Furthermore, the book is not without humour: on August 10, 1972, in Gothenburg, Paul and Linda, drummer Seiwell and Paul’s secretary Rebecca Hinds found themselves in jail at the city’s police station, charged with possession of cannabis. A package containing the drug, posted from the UK and addressed to Seiwell, had been intercepted by Swedish customs who’d notified the local narcotics cops.
“I went down to the police station, and they had put them all in separate rooms,” recalls tour manager Morris. “And you could hear Linda saying, ‘I want the American ambassador! I know my rights!’ I was working it out with the prosecutor… we posted a bond, which wasn’t a hell of a lot of money, and I said, ‘I’ll make you a deal. I’ll give you twice as much if you keep her.’ He said, ‘No, no. I’ll make you a deal. I’ll make it four times as much unless you take her.’”
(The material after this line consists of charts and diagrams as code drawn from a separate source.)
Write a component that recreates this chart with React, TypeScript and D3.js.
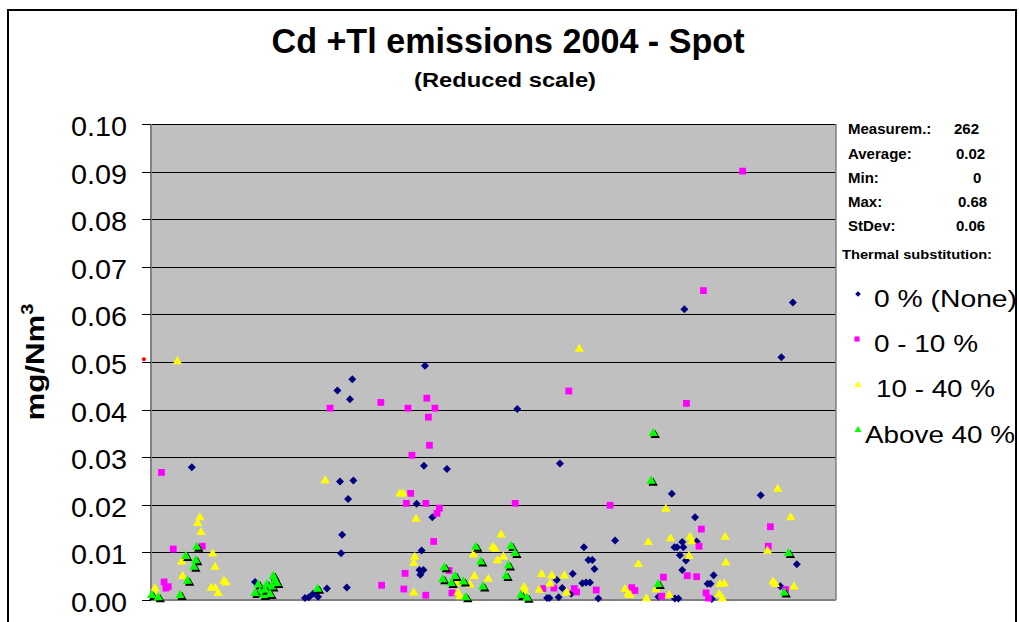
import React from 'react';
import * as d3 from 'd3';

// [measurement index, mg/Nm3]
const noneSubst: [number, number][] = [
  [15.6, 0.0279], [39.8, 0.0038], [58.9, 0.0004], [60.4, 0.0006], [62.0, 0.0013], [63.9, 0.0007],
  [67.3, 0.0024], [71.3, 0.044], [77.0, 0.0464], [76.1, 0.0422], [72.3, 0.0249], [77.4, 0.0251],
  [75.4, 0.0212], [73.1, 0.0137], [72.7, 0.0098], [74.9, 0.0026], [104.8, 0.0492], [104.4, 0.0282],
  [113.2, 0.0275], [101.6, 0.0202], [107.6, 0.0174], [103.5, 0.0104], [102.7, 0.0063], [104.2, 0.0063],
  [103.0, 0.0053], [140.1, 0.0401], [156.4, 0.0287], [177.5, 0.0125], [165.6, 0.0111], [167.3, 0.0084],
  [168.8, 0.0084], [169.6, 0.0065], [161.3, 0.0055], [155.2, 0.0042], [165.0, 0.0035], [166.4, 0.0037],
  [167.9, 0.0037], [157.3, 0.0025], [160.7, 0.0013], [151.5, 0.0004], [152.4, 0.0004], [155.9, 0.0006],
  [171.1, 0.0003], [204.0, 0.0611], [245.5, 0.0625], [241.1, 0.051], [199.2, 0.0223], [233.2, 0.022],
  [208.1, 0.0174], [203.2, 0.0122], [208.7, 0.0123], [200.2, 0.0111], [201.2, 0.0111], [203.6, 0.0111],
  [202.3, 0.0094], [204.6, 0.0083], [203.2, 0.0063], [215.2, 0.0052], [212.9, 0.0034], [214.0, 0.0034],
  [247.0, 0.0075], [240.7, 0.0029], [200.4, 0.0003], [201.7, 0.0003], [214.5, 0.0002], [194.1, 0.0007],
];

const lowSubst: [number, number][] = [
  [4.0, 0.0268], [8.5, 0.0107], [19.6, 0.0113], [5.0, 0.0038], [6.6, 0.0028], [5.7, 0.0025],
  [68.5, 0.0403], [87.9, 0.0415], [98.3, 0.0403], [105.5, 0.0424], [108.6, 0.0403], [106.1, 0.0384],
  [106.5, 0.0325], [99.8, 0.0304], [99.3, 0.0224], [97.7, 0.0203], [105.1, 0.0203], [110.3, 0.0193],
  [109.4, 0.0182], [108.1, 0.0123], [97.2, 0.0056], [88.2, 0.0031], [96.7, 0.0023], [105.1, 0.001],
  [114.0, 0.0062], [115.1, 0.0015], [159.8, 0.0439], [139.3, 0.0203], [175.6, 0.0199], [149.9, 0.0024],
  [154.1, 0.0025], [161.9, 0.0024], [162.8, 0.0017], [170.3, 0.0021], [183.9, 0.0026], [185.1, 0.002],
  [196.0, 0.0048], [195.3, 0.0008], [226.3, 0.0901], [211.3, 0.065], [204.8, 0.0413], [210.5, 0.0149],
  [236.9, 0.0154], [209.6, 0.0113], [236.1, 0.0113], [205.1, 0.0051], [208.7, 0.0049], [242.7, 0.0022],
  [212.3, 0.0015], [213.2, 0.0004],
];

const midSubst: [number, number][] = [
  [10.1, 0.0501], [18.7, 0.0173], [17.9, 0.0161], [19.1, 0.0142], [23.6, 0.0097], [11.7, 0.008],
  [24.5, 0.0069], [12.1, 0.005], [27.9, 0.004], [28.7, 0.0036], [1.5, 0.0024], [23.0, 0.0025],
  [24.5, 0.0025], [25.7, 0.0014], [1.9, 0.001], [66.6, 0.0251], [95.2, 0.0223], [96.4, 0.0223],
  [101.4, 0.017], [100.9, 0.009], [100.5, 0.0077], [100.5, 0.0015], [116.9, 0.0036], [122.0, 0.0032],
  [123.7, 0.005], [129.0, 0.0044], [130.7, 0.0111], [132.5, 0.0083], [123.3, 0.0095], [118.2, 0.0007],
  [117.4, 0.0015], [134.8, 0.0091], [133.9, 0.0137], [131.6, 0.0107], [142.7, 0.0027], [142.9, 0.0019],
  [163.8, 0.0527], [149.4, 0.0054], [153.3, 0.0051], [158.1, 0.0051], [152.6, 0.0034], [148.5, 0.0021],
  [159.0, 0.0015], [196.9, 0.0191], [190.2, 0.0121], [186.4, 0.0075], [181.3, 0.0023], [182.5, 0.0013],
  [189.5, 0.0003], [193.2, 0.0022], [198.2, 0.001], [198.7, 0.0129], [206.2, 0.0132], [206.8, 0.0123],
  [205.8, 0.0092], [219.6, 0.0132], [219.9, 0.0078], [217.6, 0.0033], [219.3, 0.0034], [217.3, 0.0012],
  [218.5, 0.0003], [239.7, 0.0233], [244.7, 0.0173], [235.8, 0.0103], [237.9, 0.0038], [238.8, 0.0033],
  [245.9, 0.0028], [183.2, 0.001],
];

const highSubst: [number, number][] = [
  [17.5, 0.0111], [13.3, 0.0092], [17.1, 0.0083], [16.4, 0.0069], [14.0, 0.004], [0.3, 0.001],
  [2.8, 0.0005], [11.1, 0.001], [46.8, 0.005], [47.4, 0.0042], [41.0, 0.0032], [44.3, 0.0032],
  [41.7, 0.0017], [44.9, 0.0014], [39.8, 0.0014], [46.2, 0.0028], [48.1, 0.0035], [43.0, 0.001],
  [43.6, 0.0021], [45.5, 0.0012], [63.7, 0.0023], [112.2, 0.0068], [111.6, 0.0043], [116.3, 0.005],
  [114.8, 0.0035], [119.5, 0.0038], [126.9, 0.0028], [120.4, 0.0005], [124.2, 0.0111], [126.1, 0.008],
  [137.7, 0.0113], [139.2, 0.0098], [136.7, 0.0072], [135.8, 0.005], [141.5, 0.001], [143.8, 0.0004],
  [192.1, 0.035], [191.3, 0.025], [194.0, 0.0033], [243.8, 0.0098], [242.2, 0.0015],
];

// the lone red dot sitting on the axis
const strayPoints: [number, number][] = [[-2.7, 0.0506]];

const seriesNames = ['0 % (None)', '0 - 10 %', '10 - 40 %', 'Above 40 %'];
const statLabels = ['Measurem.:', 'Average:', 'Min:', 'Max:', 'StDev:'];
const statValues = ['262', '0.02', '0', '0.68', '0.06'];
const yTickValues = [0, 0.01, 0.02, 0.03, 0.04, 0.05, 0.06, 0.07, 0.08, 0.09, 0.1];

const W = 1019;
const H = 622;
const plot = { left: 151, right: 836, top: 124, bottom: 600 };
const font = '"Liberation Sans", Arial, sans-serif';

const x = d3.scaleLinear().domain([0, 262]).range([plot.left, plot.right]);
const y = d3.scaleLinear().domain([0, 0.1]).range([plot.bottom, plot.top]);
const fmt = d3.format('.2f');

const squarePath = d3.symbol(d3.symbolSquare, 46)()!;
const diamondPath = d3.symbol(d3.symbolSquare, 32)()!;
const trianglePath = d3.symbol(d3.symbolTriangle, 38)()!;
const legendSquare = d3.symbol(d3.symbolSquare, 26)()!;
const legendDiamond = d3.symbol(d3.symbolSquare, 16)()!;
const legendTriangle = d3.symbol(d3.symbolTriangle, 20)()!;

const legendRows = [
  { mx: 858, my: 294, tx: 874, ty: 307, len: 143 },
  { mx: 857, my: 339, tx: 874, ty: 352, len: 104 },
  { mx: 858, my: 385, tx: 876, ty: 397, len: 119 },
  { mx: 858, my: 430, tx: 865, ty: 443, len: 150 },
];
const statRows = [
  { ty: 134, vx: 954 },
  { ty: 159, vx: 956 },
  { ty: 183, vx: 973 },
  { ty: 207, vx: 958 },
  { ty: 231, vx: 956 },
];

export default function App() {
  return (
    <svg width={W} height={H} style={{ position: 'absolute', left: 0, top: 0, background: '#fff' }}
      fontFamily={font}>
      <rect x={8} y={10} width={1008} height={660} fill="#fff" stroke="#000" strokeWidth={2} />

      <text x={508} y={53} textAnchor="middle" fontSize={35} fontWeight="bold"
        textLength={473} lengthAdjust="spacingAndGlyphs">Cd +Tl emissions 2004 - Spot</text>
      <text x={505} y={87} textAnchor="middle" fontSize={20} fontWeight="bold"
        textLength={182} lengthAdjust="spacingAndGlyphs">(Reduced scale)</text>

      {/* plot area */}
      <rect x={plot.left} y={plot.top} width={plot.right - plot.left} height={plot.bottom - plot.top}
        fill="#c0c0c0" />
      {yTickValues.filter(t => t > 0).map(t => (
        <line key={t} x1={plot.left} x2={plot.right} y1={Math.round(y(t)) + 0.5} y2={Math.round(y(t)) + 0.5}
          stroke="#000" strokeWidth={1} />
      ))}
      <line x1={plot.right} x2={plot.right} y1={plot.top} y2={plot.bottom} stroke="#808080" strokeWidth={1.5} />
      <line x1={plot.left} x2={plot.right} y1={plot.bottom} y2={plot.bottom} stroke="#808080" strokeWidth={2} />
      <line x1={plot.left} x2={plot.left} y1={plot.top} y2={plot.bottom} stroke="#808080" strokeWidth={2} />

      {/* y axis */}
      {yTickValues.map(t => (
        <g key={t}>
          <line x1={142} x2={plot.left} y1={Math.round(y(t)) + 0.5} y2={Math.round(y(t)) + 0.5}
            stroke="#000" strokeWidth={1} />
          <text x={127} y={y(t) + 12} textAnchor="end" fontSize={27}
            textLength={56} lengthAdjust="spacingAndGlyphs">{fmt(t)}</text>
        </g>
      ))}
      <text transform="translate(44,362) rotate(-90) scale(1.25,1)" textAnchor="middle"
        fontSize={25} fontWeight="bold">mg/Nm<tspan dy={-11} fontSize={16}>3</tspan></text>

      {/* series */}
      {noneSubst.map((d, i) => (
        <path key={'n' + i} d={diamondPath} fill="#000080"
          transform={`translate(${x(d[0])},${y(d[1])}) rotate(45)`} />
      ))}
      {lowSubst.map((d, i) => (
        <path key={'l' + i} d={squarePath} fill="#ff00ff"
          transform={`translate(${x(d[0])},${y(d[1])})`} />
      ))}
      {midSubst.map((d, i) => (
        <path key={'m' + i} d={trianglePath} fill="#ffff00"
          transform={`translate(${x(d[0])},${y(d[1])})`} />
      ))}
      {highSubst.map((d, i) => (
        <g key={'h' + i} transform={`translate(${x(d[0])},${y(d[1])})`}>
          <path d={trianglePath} fill="#000" transform="translate(2,2)" />
          <path d={trianglePath} fill="#00ff00" />
        </g>
      ))}
      {strayPoints.map((d, i) => (
        <circle key={'s' + i} cx={x(d[0])} cy={y(d[1])} r={2} fill="#ff0000" />
      ))}

      {/* stats */}
      {statLabels.map((s, i) => (
        <g key={s} fontSize={15} fontWeight="bold">
          <text x={848} y={statRows[i].ty}>{s}</text>
          <text x={statRows[i].vx} y={statRows[i].ty}>{statValues[i]}</text>
        </g>
      ))}
      <text x={842} y={259} fontSize={13.5} fontWeight="bold"
        textLength={150} lengthAdjust="spacingAndGlyphs">Thermal substitution:</text>

      {/* legend */}
      {seriesNames.map((name, i) => {
        const r = legendRows[i];
        let marker;
        if (i === 0) marker = <path d={legendDiamond} fill="#000080" transform={`translate(${r.mx},${r.my}) rotate(45)`} />;
        else if (i === 1) marker = <path d={legendSquare} fill="#ff00ff" transform={`translate(${r.mx},${r.my})`} />;
        else if (i === 2) marker = <path d={legendTriangle} fill="#ffff00" transform={`translate(${r.mx},${r.my})`} />;
        else marker = <path d={legendTriangle} fill="#00ff00" transform={`translate(${r.mx},${r.my})`} />;
        return (
          <g key={name}>
            {marker}
            <text x={r.tx} y={r.ty} fontSize={24} textLength={r.len} lengthAdjust="spacingAndGlyphs">{name}</text>
          </g>
        );
      })}
    </svg>
  );
}
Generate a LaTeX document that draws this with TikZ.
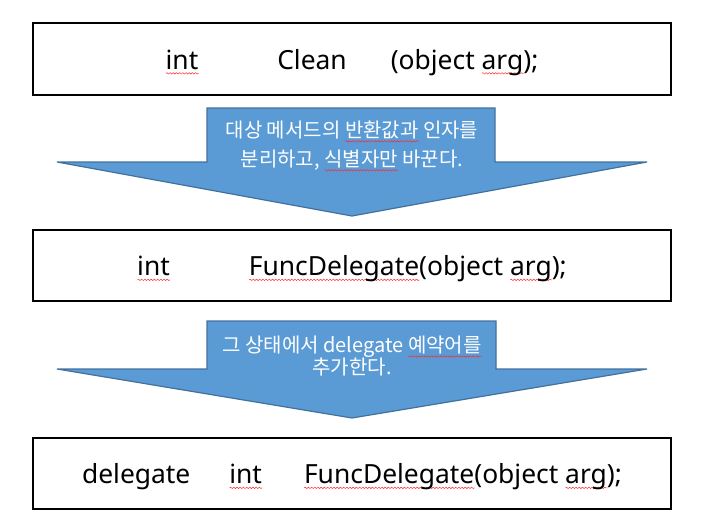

The McCartney Legacy is a great achievement, thorough in its research, fascinating in detail, albeit designed primarily to appeal to dedicated Macca (or Beatles) fans and unlikely to interest casual admirers. Illustrated with appropriate black & white pictures throughout, it lacks an index, unforgivable in a book of this scope*, and costs just over £15 on Amazon, which is a cheap for a 712-page hardback.
* I am informed by co-author Adrian Sinclair that the lack of index was due to industrial action at the publishers and is a sore point between them and the authors.